We live in a world where Paretian effects dominate, and financial markets are no exception. Understanding this reality can bring about a paradigm shift for people exposed to this idea for the first time.
Such a shift can, in turn, result in one adopting a more profitable approach to trading.
In terms of trading/investing, having a Paretian perspective means that traders must act to both guard against, and take advantage of, Paretian effects.
Beginning with Kenneth Grant’s 100/10 observation, we know that 90% of trades will either not be particularly profitable, or be straight up losses. That means, to be prepared for the worst outcome, we should expect to lose money on most of these trades.
Consequently, losses on these trades must be limited.
Since we do not know beforehand which trades will fall into the 90% bucket and which will fall into the 10% one, losses on all trades must be limited.
To see how this works out mathematically, we can use the expected value calculation first mentioned at the beginning of this series of articles. While expected value does not work well when used to analyze scenarios for individual trades, it works very well on the portfolio level, allowing us to see just how powerful Pareto effects are.

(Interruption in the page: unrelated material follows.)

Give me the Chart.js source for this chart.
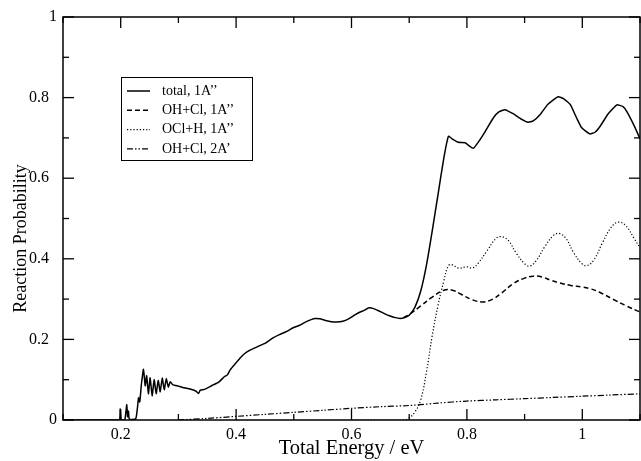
<!DOCTYPE html>
<html><head><meta charset="utf-8">
<script src="https://cdn.jsdelivr.net/npm/chart.js@4/dist/chart.umd.min.js"></script>
<style>html,body{margin:0;padding:0;background:#fff}canvas{display:block}</style>
</head><body>
<canvas id="c" width="641" height="461" style="width:641px;height:461px"></canvas>
<script>
// ---- data ----
const totalE = [0.10,0.197,0.199,0.201,0.207,0.209,0.2105,0.212,0.2135,0.215,0.226,0.229,0.231,0.233,0.236,0.2395,0.2425,0.245,0.248,0.251,0.2545,0.258,0.2615,0.265,0.2685,0.272,0.2755,0.279,0.2825,0.286,0.29,0.30,0.31,0.32,0.33,0.335,0.338,0.345,0.355,0.36,0.37,0.38,0.385,0.39,0.40,0.407,0.415,0.425,0.44,0.45,0.464,0.475,0.488,0.499,0.51,0.52,0.53,0.537,0.545,0.555,0.565,0.574,0.585,0.595,0.605,0.615,0.622,0.629,0.637,0.647,0.657,0.667,0.676,0.684,0.692,0.70,0.71,0.72,0.73,0.74,0.75,0.76,0.768,0.775,0.785,0.797,0.804,0.811,0.82,0.83,0.846,0.856,0.866,0.88,0.895,0.906,0.915,0.927,0.94,0.958,0.968,0.979,0.99,0.999,1.013,1.022,1.031,1.045,1.06,1.07,1.077,1.09,1.10];
const totalP = [0,0,0.028,0,0,0.02,0.038,0.008,0.022,0.002,0.003,0.03,0.055,0.045,0.09,0.126,0.085,0.11,0.065,0.105,0.06,0.10,0.065,0.098,0.07,0.104,0.075,0.102,0.082,0.095,0.088,0.084,0.08,0.077,0.072,0.066,0.074,0.076,0.083,0.087,0.094,0.108,0.112,0.125,0.142,0.154,0.165,0.174,0.184,0.19,0.204,0.212,0.22,0.229,0.235,0.243,0.249,0.252,0.251,0.247,0.244,0.243,0.245,0.251,0.26,0.268,0.272,0.278,0.277,0.271,0.264,0.258,0.254,0.252,0.254,0.26,0.28,0.32,0.385,0.47,0.56,0.65,0.704,0.697,0.689,0.688,0.68,0.674,0.69,0.712,0.75,0.765,0.77,0.76,0.746,0.739,0.742,0.758,0.783,0.802,0.797,0.783,0.75,0.725,0.71,0.714,0.729,0.76,0.782,0.778,0.766,0.73,0.698];

const ohcl1E = [0.69,0.70,0.72,0.74,0.76,0.775,0.79,0.81,0.828,0.845,0.86,0.88,0.90,0.915,0.93,0.945,0.961,0.98,1.0,1.013,1.03,1.054,1.075,1.10];
const ohcl1P = [0.254,0.262,0.283,0.305,0.322,0.322,0.312,0.298,0.293,0.30,0.315,0.338,0.352,0.357,0.355,0.347,0.340,0.334,0.330,0.326,0.317,0.299,0.284,0.268];

const oclhE = [0.60,0.69,0.70,0.71,0.72,0.73,0.74,0.75,0.76,0.768,0.775,0.785,0.80,0.81,0.82,0.835,0.85,0.86,0.872,0.885,0.90,0.909,0.92,0.935,0.95,0.96,0.972,0.985,1.0,1.008,1.02,1.035,1.05,1.062,1.075,1.09,1.10];
const oclhP = [0,0,0.005,0.02,0.05,0.12,0.21,0.285,0.345,0.383,0.385,0.377,0.38,0.377,0.39,0.42,0.45,0.455,0.445,0.415,0.388,0.382,0.395,0.43,0.458,0.463,0.45,0.415,0.387,0.383,0.397,0.44,0.478,0.491,0.483,0.45,0.427];

const ohcl2E = [0.30,0.35,0.40,0.45,0.50,0.55,0.60,0.65,0.70,0.75,0.80,0.85,0.90,0.95,1.00,1.05,1.10];
const ohcl2P = [0,0.004,0.009,0.014,0.019,0.024,0.029,0.033,0.036,0.042,0.047,0.050,0.053,0.056,0.059,0.062,0.065];

const seriesNames = ['total, 1A\u2019\u2019','OH+Cl, 1A\u2019\u2019','OCl+H, 1A\u2019\u2019','OH+Cl, 2A\u2019'];
const xMajor = [0.2,0.4,0.6,0.8,1.0];
const xMajorLabels = ['0.2','0.4','0.6','0.8','1'];
const xMinor = [0.1,0.3,0.5,0.7,0.9,1.1];
const yMajor = [0,0.2,0.4,0.6,0.8,1.0];
const yMajorLabels = ['0','0.2  ','0.4  ','0.6  ','0.8  ','1'];
const yMinor = [0.1,0.3,0.5,0.7,0.9];
const xTitle = 'Total Energy / eV';
const yTitle = 'Reaction Probability';

const pts = (xs, ys) => xs.map((v, i) => ({x: v, y: ys[i]}));
const SERIF = "'Liberation Serif', 'Times New Roman', serif";

const framePlugin = {
  id: 'frame',
  afterDraw(chart) {
    const {ctx, chartArea: a, scales: {x, y}} = chart;
    ctx.save();
    ctx.strokeStyle = '#000';
    ctx.setLineDash([]);
    ctx.lineWidth = 1.5;
    ctx.strokeRect(a.left, a.top, a.right - a.left, a.bottom - a.top);
    ctx.lineWidth = 1.3;
    const seg = (x1, y1, x2, y2) => { ctx.beginPath(); ctx.moveTo(x1, y1); ctx.lineTo(x2, y2); ctx.stroke(); };
    const tick = (list, len) => {
      list.forEach(v => { const p = x.getPixelForValue(v); seg(p, a.bottom, p, a.bottom - len); seg(p, a.top, p, a.top + len); });
    };
    const ytick = (list, len) => {
      list.forEach(v => { const p = y.getPixelForValue(v); seg(a.left, p, a.left + len, p); seg(a.right, p, a.right - len, p); });
    };
    tick(xMajor, 11); tick(xMinor, 6); ytick(yMajor, 11); ytick(yMinor, 6);

    // y title
    ctx.fillStyle = '#000';
    ctx.font = '18px ' + SERIF;
    ctx.textAlign = 'center';
    ctx.textBaseline = 'alphabetic';
    ctx.translate(26, (a.top + a.bottom) / 2 + 20);
    ctx.rotate(-Math.PI / 2);
    ctx.fillText(yTitle, 0, 0);
    ctx.restore();

    // legend
    ctx.save();
    const bx = a.left + 58, by = a.top + 60, bw = 131, bh = 83;
    ctx.strokeStyle = '#000';
    ctx.lineWidth = 1;
    ctx.strokeRect(bx + 0.5, by + 0.5, bw, bh);
    ctx.font = '14px ' + SERIF;
    ctx.fillStyle = '#000';
    ctx.textAlign = 'left';
    ctx.textBaseline = 'middle';
    chart.data.datasets.forEach((ds, i) => {
      const ry = by + 14 + i * 19.3;
      ctx.setLineDash(ds.borderDash || []);
      ctx.lineWidth = ds.borderWidth;
      ctx.beginPath(); ctx.moveTo(bx + 6, ry); ctx.lineTo(bx + 29, ry); ctx.stroke();
      ctx.setLineDash([]);
      ctx.fillText(ds.label, bx + 41, ry);
    });
    ctx.restore();
  }
};

new Chart(document.getElementById('c'), {
  type: 'line',
  data: {
    datasets: [
      {label: seriesNames[0], data: pts(totalE, totalP), borderColor: '#000', borderWidth: 1.5, tension: 0.15},
      {label: seriesNames[1], data: pts(ohcl1E, ohcl1P), borderColor: '#000', borderWidth: 1.5, borderDash: [5, 3], tension: 0.4},
      {label: seriesNames[2], data: pts(oclhE, oclhP), borderColor: '#000', borderWidth: 1.2, borderDash: [1.2, 2], tension: 0.4},
      {label: seriesNames[3], data: pts(ohcl2E, ohcl2P), borderColor: '#000', borderWidth: 1.2, borderDash: [6, 2, 1.5, 2, 1.5, 2], tension: 0.3}
    ]
  },
  options: {
    responsive: false,
    animation: false,
    devicePixelRatio: 1,
    elements: {point: {radius: 0}},
    layout: {padding: {top: 17, right: 1, left: 0, bottom: 0}},
    plugins: {legend: {display: false}, tooltip: {enabled: false}},
    scales: {
      x: {
        type: 'linear', min: 0.1, max: 1.1,
        afterBuildTicks: s => { s.ticks = xMajor.map(v => ({value: v})); },
        afterFit: s => { s.height = 41; },
        grid: {display: false, drawTicks: false},
        border: {display: false},
        ticks: {color: '#000', padding: 5, maxRotation: 0, autoSkip: false, font: {family: SERIF, size: 16},
          callback: (v, i) => xMajorLabels[i]},
        title: {display: true, text: xTitle, color: '#000', font: {family: SERIF, size: 20.5}, padding: {top: 0, bottom: 0}}
      },
      y: {
        type: 'linear', min: 0, max: 1,
        afterBuildTicks: s => { s.ticks = yMajor.map(v => ({value: v})); },
        afterFit: s => { s.width = 63; },
        grid: {display: false, drawTicks: false},
        border: {display: false},
        ticks: {color: '#000', padding: 6, autoSkip: false, font: {family: SERIF, size: 16},
          callback: (v, i) => yMajorLabels[i]}
      }
    }
  },
  plugins: [framePlugin]
});
</script>
</body></html>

E.V. = P(X1)×X1 + P(X2)×X2

If a trader expects to lose $100, 90% of the time, while winning $1000, 10% of the time; the expected value works out to $10.
This illustrates the degree to which Pareto distributions affect outcomes: if the trader made 10 trades and 1 was a big winner, the profits on that one trade can make up for all the total losses on the other 9.
Of course, there is a limit to this, as can be seen from the table, if the trader expects to lose $200, 90% of the time, the expected value drops to -$80.
Which means that in order to fully take advantage of the Paretian nature of markets, the trader must be conscientious with risk management, keeping losses per trade small.
The second table shows Pareto effects working against the trader. In this scenario, the trader takes many small wins, but a few large losses, which is enough to push their PnL into the red.
If the trader expects to win $100, 90% of the time, while losing $1000, 10% of the time, the expected value works out to be a net loss at -$10. Assuming this happens over a total of 10 trades, 1 trade with a big loss is enough to wipe out all previous profits.
Obviously, this underscores the need for some form of risk management to limit large losses.